Ceci, alors qu’elle avait déjà été grandement fragilisée par la politique anti-écologique du président étasunien : elle avait déjà perdu 4 000 employés à la suite de licenciements et de mesures de départ volontaire, et l’administration Trump avait proposé une réduction de 55 % du financement de l’EPA dans son budget pour 2026.
« L’objectif semble être de supprimer l’expertise et l’expérience nécessaires à la mise en œuvre de nos lois fédérales sur la protection de l’environnement, et tant qu’il y aura des personnes qui ont ces compétences, je pense que l’objectif est de supprimer cela autant que possible », a accusé Jeanne Briskin, ancienne directrice du Bureau de la protection de la santé des enfants de l’EPA, lors d’un point presse.
Les conséquences de cet affaiblissement de l’EPA s’annoncent dramatiques. « Personne ne tiendra les pollueurs responsables de ce qu’ils rejettent dans l’air que nous respirons et dans l’eau que nous buvons pendant la fermeture de l’EPA », a déclaré à l’agence AP Jeremy Symons, ancien responsable politique de l’EPA sous la présidence de Bill Clinton, aujourd’hui conseiller principal du Réseau de protection de l’environnement.
Une étudesur la pollution provenant d’environ 200 centrales électriques au charbon lors du précédent shutdown de 2018-2019 pendant le premier mandat de M. Trump, d’une durée record de trente-cinq jours, a révélé qu’elles « avaient considérablement augmenté leurs émissions de particules en raison de la fermeture de l’EPA ». La pollution par la suie est liée àdes milliers de décès par an aux États-Unis.
Incertitudes sur des données énergétiques clés
Globalement, c’est tous les aspects environnementaux du fonctionnement d’un État qui risquent d’être affectés.
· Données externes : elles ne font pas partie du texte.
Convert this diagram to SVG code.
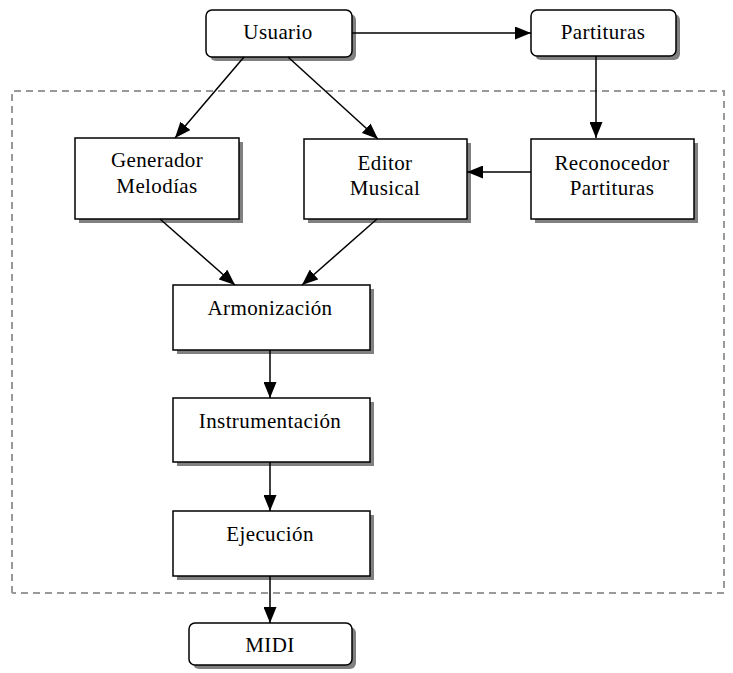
<svg xmlns="http://www.w3.org/2000/svg" width="733" height="673" viewBox="0 0 733 673">
<style>
.box{fill:#fff;stroke:#000;stroke-width:1.5}
.sh{fill:#808080}
.t{font-family:"Liberation Serif","Times New Roman",serif;font-size:21px;letter-spacing:0.4px;fill:#000;text-anchor:middle}
.c{stroke:#000;stroke-width:1.5;fill:none;marker-end:url(#ah)}
</style>
<defs>
<marker id="ah" viewBox="0 0 16 13" refX="16" refY="6.5" markerWidth="16" markerHeight="13" markerUnits="userSpaceOnUse" orient="auto">
<path d="M0,0 L16,6.5 L0,13 Z" fill="#000"/>
</marker>
</defs>
<rect width="733" height="673" fill="#fff"/>
<path d="M12,593 V91 H724 V593 H12" fill="none" stroke="#999" stroke-width="2" stroke-dasharray="7,5"/>
<g id="usuario"><rect class="sh" x="210" y="14" width="146" height="47" rx="6"/><rect class="box" x="206" y="10" width="146" height="47" rx="6"/><text class="t" x="278" y="39">Usuario</text></g>
<g id="partituras"><rect class="sh" x="535" y="14" width="145" height="46" rx="6"/><rect class="box" x="531" y="10" width="145" height="46" rx="6"/><text class="t" x="603" y="39">Partituras</text></g>
<g id="generador"><rect class="sh" x="79" y="142" width="164" height="81"/><rect class="box" x="75" y="138" width="164" height="81"/><text class="t" x="157" y="167">Generador</text><text class="t" x="157" y="193">Melodías</text></g>
<g id="editor"><rect class="sh" x="308" y="143" width="163" height="80"/><rect class="box" x="304" y="139" width="163" height="80"/><text class="t" x="385" y="170">Editor</text><text class="t" x="385" y="195">Musical</text></g>
<g id="reconocedor"><rect class="sh" x="535" y="143" width="163" height="80"/><rect class="box" x="531" y="139" width="163" height="80"/><text class="t" x="612" y="170">Reconocedor</text><text class="t" x="612" y="195">Partituras</text></g>
<g id="armonizacion"><rect class="sh" x="177" y="289" width="197" height="65"/><rect class="box" x="173" y="285" width="197" height="65"/><text class="t" x="270" y="315">Armonización</text></g>
<g id="instrumentacion"><rect class="sh" x="177" y="402" width="197" height="64"/><rect class="box" x="173" y="398" width="197" height="64"/><text class="t" x="270" y="428">Instrumentación</text></g>
<g id="ejecucion"><rect class="sh" x="177" y="515" width="197" height="65"/><rect class="box" x="173" y="511" width="197" height="65"/><text class="t" x="270" y="541">Ejecución</text></g>
<g id="midi"><rect class="sh" x="193" y="627" width="163" height="42" rx="6"/><rect class="box" x="189" y="623" width="163" height="42" rx="6"/><text class="t" x="270" y="652">MIDI</text></g>
<g id="connectors">
<line class="c" x1="352" y1="33" x2="531" y2="33"/>
<line class="c" x1="596" y1="56" x2="596" y2="138"/>
<line class="c" x1="244" y1="57" x2="175" y2="138"/>
<line class="c" x1="288" y1="57" x2="378" y2="139"/>
<line class="c" x1="531" y1="172" x2="467" y2="172"/>
<line class="c" x1="160" y1="219" x2="235" y2="285"/>
<line class="c" x1="377" y1="219" x2="302" y2="285"/>
<line class="c" x1="270" y1="350" x2="270" y2="398"/>
<line class="c" x1="270" y1="462" x2="270" y2="511"/>
<line class="c" x1="270" y1="576" x2="270" y2="623"/>
</g>
</svg>
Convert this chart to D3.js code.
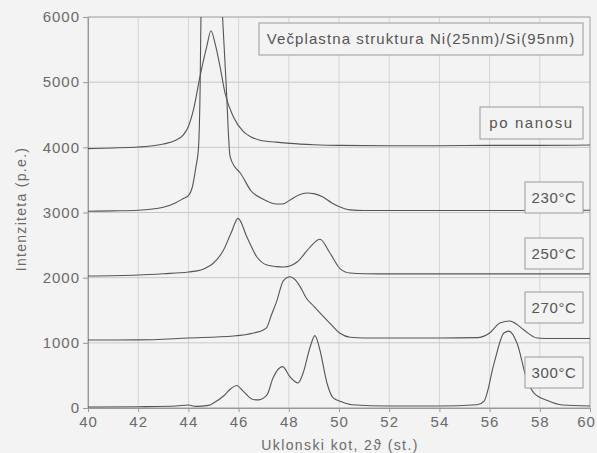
<!DOCTYPE html>
<html><head><meta charset="utf-8">
<script src="https://cdn.jsdelivr.net/npm/d3@7"></script>
<style>
html,body{margin:0;padding:0;background:#f3f3f3;}
svg{display:block;}
</style></head>
<body>
<svg id="chart" width="597" height="453"></svg>
<script>
// ---- data ----
const xTicks = [40, 42, 44, 46, 48, 50, 52, 54, 56, 58, 60];
const yTicks = [0, 1000, 2000, 3000, 4000, 5000, 6000];
const seriesNames = ["po nanosu", "230°C", "250°C", "270°C", "300°C"];
const titleText = "Večplastna struktura Ni(25nm)/Si(95nm)";

const poNanosuX = [40, 41, 42, 42.5, 43, 43.5, 43.8, 44.0, 44.2, 44.46, 44.73, 44.9, 45.06, 45.26, 45.46, 45.79, 46.19, 46.5, 46.85, 47.5, 48.05, 49, 50, 52, 54, 56, 58, 60];
const poNanosuY = [3980, 3990, 4005, 4020, 4050, 4110, 4190, 4320, 4573, 5084, 5545, 5790, 5600, 5240, 4830, 4470, 4240, 4160, 4110, 4080, 4060, 4040, 4030, 4025, 4025, 4030, 4030, 4035];

const t230X = [40, 41, 42, 43, 43.5, 43.8, 44.0, 44.15, 44.3, 44.4, 44.47, 44.5, 44.9, 45.36, 45.5, 45.66, 45.85, 46.06, 46.5, 47.0, 47.5, 47.75, 48.05, 48.4, 48.72, 49.0, 49.36, 49.7, 49.95, 50.44, 51, 52, 54, 56, 58, 60];
const t230Y = [3020, 3025, 3035, 3080, 3150, 3215, 3260, 3380, 3700, 3980, 5000, 6000, 9500, 6000, 5000, 3860, 3700, 3610, 3330, 3200, 3130, 3130, 3192, 3270, 3300, 3290, 3238, 3150, 3100, 3040, 3030, 3030, 3030, 3030, 3030, 3035];

const t250X = [40, 42, 43, 44, 44.5, 44.8, 45.0, 45.4, 45.7, 45.98, 46.33, 46.73, 47.13, 47.5, 47.8, 48.33, 48.85, 49.24, 49.64, 50.04, 50.44, 51, 52, 54, 56, 58, 60];
const t250Y = [2025, 2040, 2060, 2087, 2117, 2170, 2225, 2424, 2685, 2910, 2624, 2317, 2194, 2170, 2164, 2240, 2470, 2590, 2378, 2140, 2071, 2060, 2058, 2058, 2058, 2058, 2058];

const t270X = [40, 42, 44, 45.8, 46.6, 47.0, 47.13, 47.3, 47.52, 47.78, 48.05, 48.25, 48.45, 48.71, 49.0, 49.24, 49.64, 50.04, 50.44, 51, 52, 54, 55.5, 56.0, 56.41, 56.81, 57.1, 57.37, 57.9, 58.5, 60];
const t270Y = [1043, 1045, 1074, 1105, 1151, 1200, 1240, 1420, 1640, 1950, 2015, 1970, 1862, 1680, 1560, 1460, 1300, 1146, 1085, 1074, 1074, 1074, 1080, 1151, 1304, 1335, 1280, 1197, 1074, 1066, 1066];

const t300X = [40, 42, 43.5, 44, 44.3, 44.8, 45.0, 45.4, 45.7, 45.92, 46.2, 46.57, 46.8, 47.13, 47.37, 47.75, 48.05, 48.37, 48.57, 48.85, 49.04, 49.24, 49.52, 49.76, 50.1, 50.5, 52, 54, 55.5, 55.78, 56.18, 56.57, 56.77, 57.09, 57.49, 57.77, 58.3, 58.9, 60];
const t300Y = [15, 20, 30, 46, 25, 40, 77, 184, 300, 345, 250, 130, 125, 200, 460, 635, 476, 384, 537, 936, 1110, 890, 384, 160, 95, 50, 30, 30, 50, 107, 690, 1151, 1180, 997, 430, 230, 115, 46, 30];

// ---- layout ----
const svg = d3.select("#chart");
const W = 597, H = 453;
const m = {left: 88, right: 7, top: 17, bottom: 45};
const iw = W - m.left - m.right, ih = H - m.top - m.bottom;

const x = d3.scaleLinear().domain([40, 60]).range([m.left, m.left + iw]);
const y = d3.scaleLinear().domain([0, 6000]).range([m.top + ih, m.top]);

const textCol = "#6a6a6a";
const font = "Liberation Sans, Arial, sans-serif";

svg.append("rect").attr("width", W).attr("height", H).attr("fill", "#f3f3f3");

// grid
const grid = svg.append("g");
grid.selectAll("line.v").data(xTicks).join("line")
  .attr("x1", d => x(d)).attr("x2", d => x(d))
  .attr("y1", y(0)).attr("y2", y(6000))
  .attr("stroke", "#d4d4d4").attr("stroke-width", 1);
grid.selectAll("line.h").data(yTicks).join("line")
  .attr("x1", x(40)).attr("x2", x(60))
  .attr("y1", d => y(d)).attr("y2", d => y(d))
  .attr("stroke", "#c8c8c8").attr("stroke-width", 1);

// frame
svg.append("rect").attr("x", x(40)).attr("y", y(6000))
  .attr("width", x(60) - x(40)).attr("height", y(0) - y(6000))
  .attr("fill", "none").attr("stroke", "#b0b0b0").attr("stroke-width", 1);

// axes
const xAxis = svg.append("g").attr("transform", `translate(0,${y(0)})`)
  .call(d3.axisBottom(x).tickValues(xTicks).tickSize(4).tickPadding(4).tickFormat(d3.format("d")));
const yAxis = svg.append("g").attr("transform", `translate(${x(40)},0)`)
  .call(d3.axisLeft(y).tickValues(yTicks).tickSize(5).tickPadding(3).tickFormat(d3.format("d")));
[xAxis, yAxis].forEach(a => {
  a.select(".domain").attr("stroke", "#999");
  a.selectAll(".tick line").attr("stroke", "#999");
  a.selectAll("text").attr("fill", textCol).attr("font-family", font).attr("font-size", 15)
    .attr("letter-spacing", "1px");
});
xAxis.selectAll(".tick").filter(d => d === 60).select("text").attr("dx", "-4");

// clip
svg.append("clipPath").attr("id", "clip").append("rect")
  .attr("x", x(40)).attr("y", y(6000)).attr("width", x(60) - x(40)).attr("height", y(0) - y(6000));

const line = d3.line().x(d => x(d[0])).y(d => y(d[1])).curve(d3.curveMonotoneX);
const series = [
  [poNanosuX, poNanosuY],
  [t230X, t230Y],
  [t250X, t250Y],
  [t270X, t270Y],
  [t300X, t300Y]
];
const lines = svg.append("g").attr("clip-path", "url(#clip)");
series.forEach(([xs, ys]) => {
  lines.append("path").datum(xs.map((v, i) => [v, ys[i]]))
    .attr("d", line).attr("fill", "none")
    .attr("stroke", "#555").attr("stroke-width", 1.1).attr("stroke-linejoin", "round");
});

// label boxes
function box(x0, y0, w, h, text, fs, ls) {
  svg.append("rect").attr("x", x0).attr("y", y0).attr("width", w).attr("height", h)
    .attr("fill", "#f3f3f3").attr("stroke", "#9a9a9a").attr("stroke-width", 1);
  svg.append("text").attr("x", x0 + w / 2).attr("y", y0 + h / 2 + 5)
    .attr("text-anchor", "middle").attr("font-family", font).attr("font-size", fs)
    .attr("letter-spacing", ls).attr("fill", "#555").text(text);
}
box(259, 23, 324, 32, titleText, 15, "1.1px");
box(480, 107, 103, 32, seriesNames[0], 15, "1.6px");
box(525, 182, 58, 31, seriesNames[1], 15, "0.6px");
box(525, 238, 58, 31, seriesNames[2], 15, "0.6px");
box(525, 292, 58, 31, seriesNames[3], 15, "0.6px");
box(525, 357, 58, 31, seriesNames[4], 15, "0.6px");

// axis titles
svg.append("text").attr("transform", `translate(26,209) rotate(-90)`)
  .attr("text-anchor", "middle").attr("font-family", font).attr("font-size", 14)
  .attr("letter-spacing", "1.3px").attr("fill", textCol).text("Intenziteta (p.e.)");
svg.append("text").attr("x", 340).attr("y", 450)
  .attr("text-anchor", "middle").attr("font-family", font).attr("font-size", 14)
  .attr("letter-spacing", "1.4px").attr("fill", textCol).text("Uklonski kot, 2ϑ (st.)");
</script>
</body></html>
L’Agence américaine d’information sur l’énergie (EIA), le ministère américain de l’Énergie (DOE) et le ministère américain de l’Intérieur n’avaient pas encore publié de plans actualisés sur la manière dont elles comptent gérer le shutdown.
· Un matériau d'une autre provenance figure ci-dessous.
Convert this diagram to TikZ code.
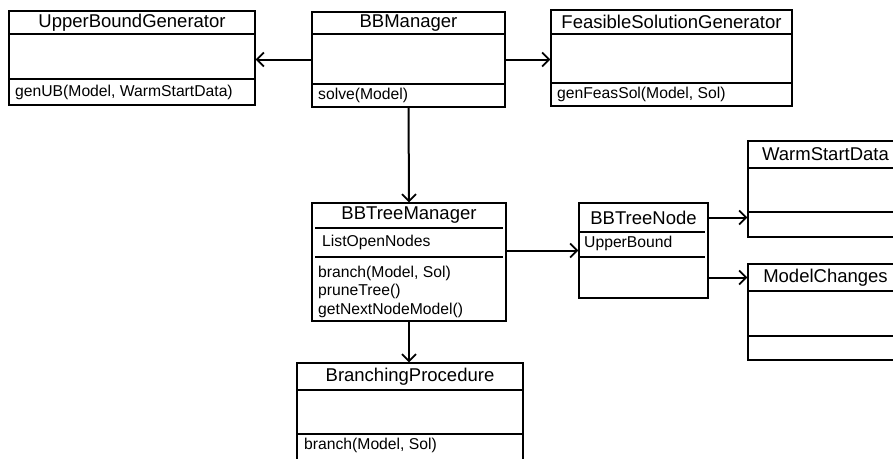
\documentclass[tikz,border=0pt]{standalone}
\usepackage{fontspec}
\setmainfont{Liberation Sans}
\usetikzlibrary{arrows.meta,fit}
\tikzset{
  boxline/.style={draw=black,line width=1.2pt},
  classbox/.style={boxline,inner sep=0pt,fill=none},
  ctitle/.style={inner sep=0pt,font=\fontsize{18.5}{22}\selectfont},
  cbody/.style={inner sep=0pt,anchor=west,align=left,font=\fontsize{15.7}{18.5}\selectfont},
  arr/.style={line width=2pt,-{Straight Barb[length=7pt,width=14pt,line width=1.8pt]}},
}
\newcommand\sepline[3]{\draw[boxline] (#1,#3) -- (#2,#3);}
\begin{document}
\begin{tikzpicture}[x=1pt,y=-1pt]
\useasboundingbox (0,0) rectangle (893,458);
\clip (0,0) rectangle (893,458);
% UpperBoundGenerator
\node[classbox,fit={(9,11)(255,105)}] (ubg) {};
\sepline{9}{255}{34}\sepline{9}{255}{79}
\node[ctitle] (ubg-t) at (132,22.5) {UpperBoundGenerator};
\node[cbody] (ubg-m) at (15,92) {genUB(Model, WarmStartData)};
% BBManager
\node[classbox,fit={(312,12)(505,107)}] (bbm) {};
\sepline{312}{505}{34}\sepline{312}{505}{84}
\node[ctitle] (bbm-t) at (408.5,23) {BBManager};
\node[cbody] (bbm-m) at (318,95.5) {solve(Model)};
% FeasibleSolutionGenerator
\node[classbox,fit={(551,10)(792,106)}] (fsg) {};
\sepline{551}{792}{34}\sepline{551}{792}{83}
\node[ctitle] (fsg-t) at (671.5,22) {FeasibleSolutionGenerator};
\node[cbody] (fsg-m) at (557,94.5) {genFeasSol(Model, Sol)};
% BBTreeManager
\node[classbox,fit={(312,203)(506,321)}] (btm) {};
\sepline{315}{503}{228}\sepline{315}{503}{257}
\node[ctitle] (btm-t) at (409,215.5) {BBTreeManager};
\node[cbody] (btm-a) at (322,242.5) {ListOpenNodes};
\node[cbody] (btm-m) at (318,291.5) {branch(Model, Sol)\\pruneTree()\\getNextNodeModel()};
% BBTreeNode
\node[classbox,fit={(579,203)(708,298)}] (btn) {};
\sepline{579}{705}{232}\sepline{579}{705}{257}
\node[ctitle] (btn-t) at (643.5,217.5) {BBTreeNode};
\node[cbody] (btn-a) at (584,243) {UpperBound};
% WarmStartData
\node[classbox,fit={(748,141)(903,237)}] (wsd) {};
\sepline{748}{903}{168}\sepline{748}{903}{212}
\node[ctitle] (wsd-t) at (825.5,154.5) {WarmStartData};
% ModelChanges
\node[classbox,fit={(748,264)(903,360)}] (mc) {};
\sepline{748}{903}{291}\sepline{748}{903}{336}
\node[ctitle] (mc-t) at (825.5,277.5) {ModelChanges};
% BranchingProcedure
\node[classbox,fit={(297,363)(523,470)}] (bp) {};
\sepline{297}{523}{390}\sepline{297}{523}{434}
\node[ctitle] (bp-t) at (410,376.5) {BranchingProcedure};
\node[cbody] (bp-m) at (304,445) {branch(Model, Sol)};
% connectors
\draw[arr] (bbm.west) -- (bbm.west -| ubg.east);
\draw[arr] (bbm.east) -- (bbm.east -| fsg.west);
\draw[arr] (bbm.south) -- (btm.north);
\draw[arr] (btm.south) -- (btm.south |- bp.north);
\draw[arr] (btm.east |- btn.west) -- (btn.west);
\draw[arr] (btn.east |- btn-t) -- (wsd.west |- btn-t);
\draw[arr] (btn.east |- mc-t) -- (mc.west |- mc-t);
\end{tikzpicture}
\end{document}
Cela pourrait entraîner une incertitude quant à la publication par l’EIA de données énergétiques clés, ainsi que sur la manière dont l’administration Trump gèrera les licences d’exportation de gaz naturel liquéfié et la surveillance du développement pétrolier et gazier sur des millions d’hectares de terres fédérales, selon Argus Media, un site d’information spécialisé dans les marchés des matières premières.
Le shutdown pourrait aussi mettre en congé environ 42 000 employés du Département de l’agriculture des États-Unis, soit environ la moitié des employés de l’agence, selon son plan d’urgence pour 2025. En conséquence, les rapports sur les matières premières sensibles au marché publiés par le ministère américain de l’Agriculture et les programmes nutritionnels qui nourrissent des millions d’Étasuniens pourraient être perturbés, selon Reuters. L’agence utiliserait des fonds d’urgence pour poursuivre certains programmes, à l’instar de ceux de santé animale, mais suspendrait l’octroi de nouveaux prêts agricoles.
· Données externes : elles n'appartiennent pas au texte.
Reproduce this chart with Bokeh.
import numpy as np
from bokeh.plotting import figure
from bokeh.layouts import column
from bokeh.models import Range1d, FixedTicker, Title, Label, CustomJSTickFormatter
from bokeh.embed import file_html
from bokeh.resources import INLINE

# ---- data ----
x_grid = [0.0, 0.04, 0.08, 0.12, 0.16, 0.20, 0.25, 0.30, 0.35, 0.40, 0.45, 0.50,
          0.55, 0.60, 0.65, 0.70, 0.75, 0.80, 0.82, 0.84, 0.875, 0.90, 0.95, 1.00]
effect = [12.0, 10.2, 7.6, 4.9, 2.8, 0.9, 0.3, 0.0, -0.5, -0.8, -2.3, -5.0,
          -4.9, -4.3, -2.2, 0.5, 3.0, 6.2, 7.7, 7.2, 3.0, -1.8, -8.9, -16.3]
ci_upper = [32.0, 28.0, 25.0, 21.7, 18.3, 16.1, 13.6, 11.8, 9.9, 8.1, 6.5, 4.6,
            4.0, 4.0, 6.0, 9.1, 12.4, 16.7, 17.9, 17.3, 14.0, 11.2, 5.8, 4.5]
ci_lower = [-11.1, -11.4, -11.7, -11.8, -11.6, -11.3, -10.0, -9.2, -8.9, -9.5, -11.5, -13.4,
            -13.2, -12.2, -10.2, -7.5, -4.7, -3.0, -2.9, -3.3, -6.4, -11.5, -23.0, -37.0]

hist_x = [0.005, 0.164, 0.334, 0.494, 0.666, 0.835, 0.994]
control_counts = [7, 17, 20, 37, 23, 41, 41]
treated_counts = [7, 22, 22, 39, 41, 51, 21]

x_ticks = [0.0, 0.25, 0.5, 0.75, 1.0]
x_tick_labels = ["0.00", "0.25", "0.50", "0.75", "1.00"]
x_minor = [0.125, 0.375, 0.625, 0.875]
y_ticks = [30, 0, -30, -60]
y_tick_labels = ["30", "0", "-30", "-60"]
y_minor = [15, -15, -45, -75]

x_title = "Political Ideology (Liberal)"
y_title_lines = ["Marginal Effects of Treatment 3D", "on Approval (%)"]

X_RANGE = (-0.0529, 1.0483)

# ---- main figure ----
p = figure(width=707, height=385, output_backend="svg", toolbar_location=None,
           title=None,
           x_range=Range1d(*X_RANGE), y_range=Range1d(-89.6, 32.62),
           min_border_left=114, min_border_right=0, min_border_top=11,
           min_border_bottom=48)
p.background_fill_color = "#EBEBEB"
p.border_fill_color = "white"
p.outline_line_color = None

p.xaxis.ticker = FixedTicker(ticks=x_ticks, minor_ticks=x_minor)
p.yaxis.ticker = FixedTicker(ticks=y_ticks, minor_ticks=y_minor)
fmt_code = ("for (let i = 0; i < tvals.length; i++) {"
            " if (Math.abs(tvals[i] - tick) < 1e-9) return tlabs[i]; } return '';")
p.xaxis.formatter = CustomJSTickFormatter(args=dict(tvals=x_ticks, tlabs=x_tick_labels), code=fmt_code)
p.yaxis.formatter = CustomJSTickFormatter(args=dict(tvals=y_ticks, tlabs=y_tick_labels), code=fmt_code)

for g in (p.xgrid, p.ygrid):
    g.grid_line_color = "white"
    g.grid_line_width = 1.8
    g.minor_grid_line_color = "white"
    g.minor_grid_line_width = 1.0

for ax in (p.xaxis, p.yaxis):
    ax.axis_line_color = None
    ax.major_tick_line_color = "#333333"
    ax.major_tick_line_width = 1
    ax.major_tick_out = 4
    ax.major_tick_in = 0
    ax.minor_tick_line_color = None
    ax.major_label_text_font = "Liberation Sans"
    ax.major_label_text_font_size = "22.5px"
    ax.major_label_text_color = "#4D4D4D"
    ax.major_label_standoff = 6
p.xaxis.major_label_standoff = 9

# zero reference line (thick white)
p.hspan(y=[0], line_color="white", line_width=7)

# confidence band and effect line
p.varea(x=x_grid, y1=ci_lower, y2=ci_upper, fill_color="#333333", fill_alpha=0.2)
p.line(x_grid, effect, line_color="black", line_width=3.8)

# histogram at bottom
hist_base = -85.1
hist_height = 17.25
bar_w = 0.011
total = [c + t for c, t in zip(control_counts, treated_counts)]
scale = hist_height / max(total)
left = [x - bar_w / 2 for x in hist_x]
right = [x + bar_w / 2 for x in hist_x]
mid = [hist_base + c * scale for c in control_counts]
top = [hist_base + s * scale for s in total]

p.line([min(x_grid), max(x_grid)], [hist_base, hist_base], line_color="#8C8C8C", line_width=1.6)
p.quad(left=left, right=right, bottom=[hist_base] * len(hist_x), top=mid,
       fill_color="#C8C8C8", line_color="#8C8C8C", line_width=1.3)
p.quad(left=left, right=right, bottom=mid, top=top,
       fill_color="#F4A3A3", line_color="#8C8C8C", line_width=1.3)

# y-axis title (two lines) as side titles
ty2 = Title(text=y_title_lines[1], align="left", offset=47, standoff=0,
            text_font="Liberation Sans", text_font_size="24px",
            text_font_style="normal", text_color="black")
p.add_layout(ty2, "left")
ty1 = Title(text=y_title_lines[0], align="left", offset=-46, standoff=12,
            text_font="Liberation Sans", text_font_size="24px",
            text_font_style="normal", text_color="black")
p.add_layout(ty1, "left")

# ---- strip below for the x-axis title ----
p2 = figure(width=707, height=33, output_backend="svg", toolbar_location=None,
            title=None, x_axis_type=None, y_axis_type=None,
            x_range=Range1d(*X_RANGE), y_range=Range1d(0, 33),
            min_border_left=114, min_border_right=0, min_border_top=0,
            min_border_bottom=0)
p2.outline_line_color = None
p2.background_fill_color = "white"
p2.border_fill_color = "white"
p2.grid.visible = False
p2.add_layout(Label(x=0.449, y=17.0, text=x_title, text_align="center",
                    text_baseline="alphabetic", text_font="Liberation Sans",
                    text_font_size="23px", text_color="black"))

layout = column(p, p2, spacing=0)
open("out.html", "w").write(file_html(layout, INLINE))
Les parcs nationaux, victimes du précédent shutdown
Autres victimes de cette situation de blocage, les parcs nationaux. Lors du précédent shutdown, les parcs nationaux étaient restés ouverts et sans personnel pendant trente-cinq jours, avec pour conséquences du vandalisme, la destruction d’habitats et l’accumulation de déchets. La semaine dernière, plus de 35 anciens directeurs du Service des parcs nationaux ont donc exhorté le gouvernement à fermer les parcs en cas de shutdown pour empêcher que de tels dégâts se reproduisent.
Dans leur lettre adressée au secrétaire à l’Intérieur Doug Burgum, ils rappelaient que ces parcs étaient déjà « au bord du gouffre » en raison des réductions de personnel et de budget opérées en 2025. Cette année-là, quelque 5 000 employés du Service forestier, rattaché au ministère de l’Agriculture, avaient accepté l’offre de départ volontaire ; entre mars et avril, le Service des parcs nationaux avait vu ses effectifs se réduire de 13 % ; quant aux effectifs du parc national de Carlsbad Caverns (Nouveau-Mexique), ils avaient fondu de 20 %.
Pour l’heure, difficile de savoir si ce plaidoyer pour une fermeture des parcs sera suivi d’effets : l’administration Trump prévoyait en effet de maintenir la plupart des parcs nationaux ouverts au public, selon Politico.